* _Given task_
Reproduce all the lines below exactly and omit the images.

* _Data provided_
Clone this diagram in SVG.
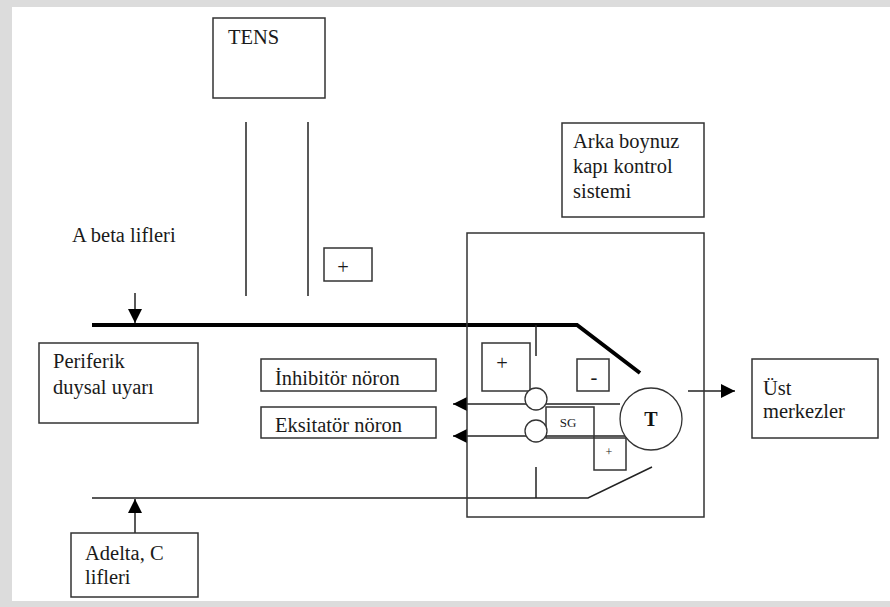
<svg xmlns="http://www.w3.org/2000/svg" width="890" height="607" viewBox="0 0 890 607">
<defs>
<style>
.b{fill:#fff;stroke:#333;stroke-width:1.5}
.t{font-family:"Liberation Serif","Times New Roman",serif;font-size:20.5px;fill:#1a1a1a}
.l{stroke:#222;stroke-width:1.5;fill:none}
.k{stroke:#000;stroke-width:4;fill:none}
.c{fill:#fff;stroke:#333;stroke-width:1.3}
</style>
<marker id="ah" viewBox="0 0 10 10" refX="10" refY="5" markerWidth="10" markerHeight="10" markerUnits="userSpaceOnUse" orient="auto">
<path d="M0,0 L10,5 L0,10 z" fill="#000"/>
</marker>
<marker id="ah2" viewBox="0 0 14 14" refX="14" refY="7" markerWidth="14" markerHeight="14" markerUnits="userSpaceOnUse" orient="auto">
<path d="M0,0 L14,7 L0,14 z" fill="#000"/>
</marker>
</defs>
<rect x="0" y="0" width="890" height="607" fill="#dcdcdc"/>
<rect x="12" y="7" width="878" height="594" fill="#fff"/>

<g id="connectors">
<line class="l" x1="246" y1="122" x2="246" y2="296"/>
<line class="l" x1="308" y1="122" x2="308" y2="296"/>
<line class="l" x1="135" y1="293" x2="135" y2="323" marker-end="url(#ah2)"/>
<polyline class="k" points="92,325 577,325 640,373"/>
<line class="l" x1="536" y1="325" x2="536" y2="356"/>
<line class="l" x1="620" y1="404" x2="453" y2="404" marker-end="url(#ah2)"/>
<line class="l" x1="625" y1="436" x2="453" y2="436" marker-end="url(#ah2)"/>
<line class="l" x1="536" y1="467" x2="536" y2="498"/>
<polyline class="l" points="92,498 588,498 652,467"/>
<line class="l" x1="135" y1="533" x2="135" y2="499" marker-end="url(#ah2)"/>
<line class="l" x1="688" y1="391" x2="735" y2="391" marker-end="url(#ah2)"/>
</g>

<g id="tens"><rect class="b" x="213" y="18" width="112" height="80"/><text class="t" x="228" y="44">TENS</text></g>
<g id="arka"><rect class="b" x="562" y="123" width="142" height="94"/><text class="t" x="573" y="148">Arka boynuz</text><text class="t" x="573" y="173">kapı kontrol</text><text class="t" x="573" y="198">sistemi</text></g>
<g id="abeta"><text class="t" x="72" y="242">A beta lifleri</text></g>
<g id="plus-top"><rect class="b" x="324" y="248" width="48" height="33"/><text class="t" x="343" y="274" text-anchor="middle">+</text></g>
<g id="gate"><rect x="467" y="233" width="237" height="284" fill="none" stroke="#333" stroke-width="1.5"/></g>
<g id="periferik"><rect class="b" x="39" y="343" width="159" height="80"/><text class="t" x="53" y="368">Periferik</text><text class="t" x="53" y="394">duysal uyarı</text></g>
<g id="inhibitor"><rect class="b" x="261" y="359" width="175" height="32"/><text class="t" x="275" y="385">İnhibitör nöron</text></g>
<g id="eksitator"><rect class="b" x="261" y="407" width="175" height="31"/><text class="t" x="275" y="432">Eksitatör nöron</text></g>
<g id="plus-gate"><rect class="b" x="482" y="343" width="48" height="48"/><text class="t" x="502" y="370" text-anchor="middle">+</text></g>
<g id="minus-gate"><rect class="b" x="577" y="359" width="32" height="32"/><text class="t" x="594" y="384" text-anchor="middle">-</text></g>
<g id="sg"><rect class="b" x="546" y="407" width="48" height="31" fill-opacity="0"/><text x="568" y="427" text-anchor="middle" style="font-family:'Liberation Serif',serif;font-size:13px;fill:#1a1a1a">SG</text></g>
<g id="plus-small"><rect class="b" x="594" y="438" width="32" height="32"/><text x="609" y="456" text-anchor="middle" style="font-family:'Liberation Serif',serif;font-size:12px;fill:#1a1a1a">+</text></g>
<g id="n1"><circle class="c" cx="536" cy="399" r="11"/></g>
<g id="n2"><circle class="c" cx="536" cy="431" r="11"/></g>
<g id="T"><circle class="c" cx="651" cy="419" r="31"/><text x="651" y="426" text-anchor="middle" style="font-family:'Liberation Serif',serif;font-size:20px;font-weight:bold;fill:#111">T</text></g>
<g id="ust"><rect class="b" x="752" y="359" width="126" height="79"/><text class="t" x="763" y="395">Üst</text><text class="t" x="763" y="418">merkezler</text></g>
<g id="adelta"><rect class="b" x="71" y="533" width="127" height="64"/><text class="t" x="85" y="560">Adelta, C</text><text class="t" x="85" y="584">lifleri</text></g>
</svg>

* _Problem solution_
Clone this diagram in SVG.
<svg xmlns="http://www.w3.org/2000/svg" width="890" height="607" viewBox="0 0 890 607">
<defs>
<style>
.b{fill:#fff;stroke:#333;stroke-width:1.5}
.t{font-family:"Liberation Serif","Times New Roman",serif;font-size:20.5px;fill:#1a1a1a}
.l{stroke:#222;stroke-width:1.5;fill:none}
.k{stroke:#000;stroke-width:4;fill:none}
.c{fill:#fff;stroke:#333;stroke-width:1.3}
</style>
<marker id="ah" viewBox="0 0 10 10" refX="10" refY="5" markerWidth="10" markerHeight="10" markerUnits="userSpaceOnUse" orient="auto">
<path d="M0,0 L10,5 L0,10 z" fill="#000"/>
</marker>
<marker id="ah2" viewBox="0 0 14 14" refX="14" refY="7" markerWidth="14" markerHeight="14" markerUnits="userSpaceOnUse" orient="auto">
<path d="M0,0 L14,7 L0,14 z" fill="#000"/>
</marker>
</defs>
<rect x="0" y="0" width="890" height="607" fill="#dcdcdc"/>
<rect x="12" y="7" width="878" height="594" fill="#fff"/>

<g id="connectors">
<line class="l" x1="246" y1="122" x2="246" y2="296"/>
<line class="l" x1="308" y1="122" x2="308" y2="296"/>
<line class="l" x1="135" y1="293" x2="135" y2="323" marker-end="url(#ah2)"/>
<polyline class="k" points="92,325 577,325 640,373"/>
<line class="l" x1="536" y1="325" x2="536" y2="356"/>
<line class="l" x1="620" y1="404" x2="453" y2="404" marker-end="url(#ah2)"/>
<line class="l" x1="625" y1="436" x2="453" y2="436" marker-end="url(#ah2)"/>
<line class="l" x1="536" y1="467" x2="536" y2="498"/>
<polyline class="l" points="92,498 588,498 652,467"/>
<line class="l" x1="135" y1="533" x2="135" y2="499" marker-end="url(#ah2)"/>
<line class="l" x1="688" y1="391" x2="735" y2="391" marker-end="url(#ah2)"/>
</g>

<g id="tens"><rect class="b" x="213" y="18" width="112" height="80"/><text class="t" x="228" y="44">TENS</text></g>
<g id="arka"><rect class="b" x="562" y="123" width="142" height="94"/><text class="t" x="573" y="148">Arka boynuz</text><text class="t" x="573" y="173">kapı kontrol</text><text class="t" x="573" y="198">sistemi</text></g>
<g id="abeta"><text class="t" x="72" y="242">A beta lifleri</text></g>
<g id="plus-top"><rect class="b" x="324" y="248" width="48" height="33"/><text class="t" x="343" y="274" text-anchor="middle">+</text></g>
<g id="gate"><rect x="467" y="233" width="237" height="284" fill="none" stroke="#333" stroke-width="1.5"/></g>
<g id="periferik"><rect class="b" x="39" y="343" width="159" height="80"/><text class="t" x="53" y="368">Periferik</text><text class="t" x="53" y="394">duysal uyarı</text></g>
<g id="inhibitor"><rect class="b" x="261" y="359" width="175" height="32"/><text class="t" x="275" y="385">İnhibitör nöron</text></g>
<g id="eksitator"><rect class="b" x="261" y="407" width="175" height="31"/><text class="t" x="275" y="432">Eksitatör nöron</text></g>
<g id="plus-gate"><rect class="b" x="482" y="343" width="48" height="48"/><text class="t" x="502" y="370" text-anchor="middle">+</text></g>
<g id="minus-gate"><rect class="b" x="577" y="359" width="32" height="32"/><text class="t" x="594" y="384" text-anchor="middle">-</text></g>
<g id="sg"><rect class="b" x="546" y="407" width="48" height="31" fill-opacity="0"/><text x="568" y="427" text-anchor="middle" style="font-family:'Liberation Serif',serif;font-size:13px;fill:#1a1a1a">SG</text></g>
<g id="plus-small"><rect class="b" x="594" y="438" width="32" height="32"/><text x="609" y="456" text-anchor="middle" style="font-family:'Liberation Serif',serif;font-size:12px;fill:#1a1a1a">+</text></g>
<g id="n1"><circle class="c" cx="536" cy="399" r="11"/></g>
<g id="n2"><circle class="c" cx="536" cy="431" r="11"/></g>
<g id="T"><circle class="c" cx="651" cy="419" r="31"/><text x="651" y="426" text-anchor="middle" style="font-family:'Liberation Serif',serif;font-size:20px;font-weight:bold;fill:#111">T</text></g>
<g id="ust"><rect class="b" x="752" y="359" width="126" height="79"/><text class="t" x="763" y="395">Üst</text><text class="t" x="763" y="418">merkezler</text></g>
<g id="adelta"><rect class="b" x="71" y="533" width="127" height="64"/><text class="t" x="85" y="560">Adelta, C</text><text class="t" x="85" y="584">lifleri</text></g>
</svg>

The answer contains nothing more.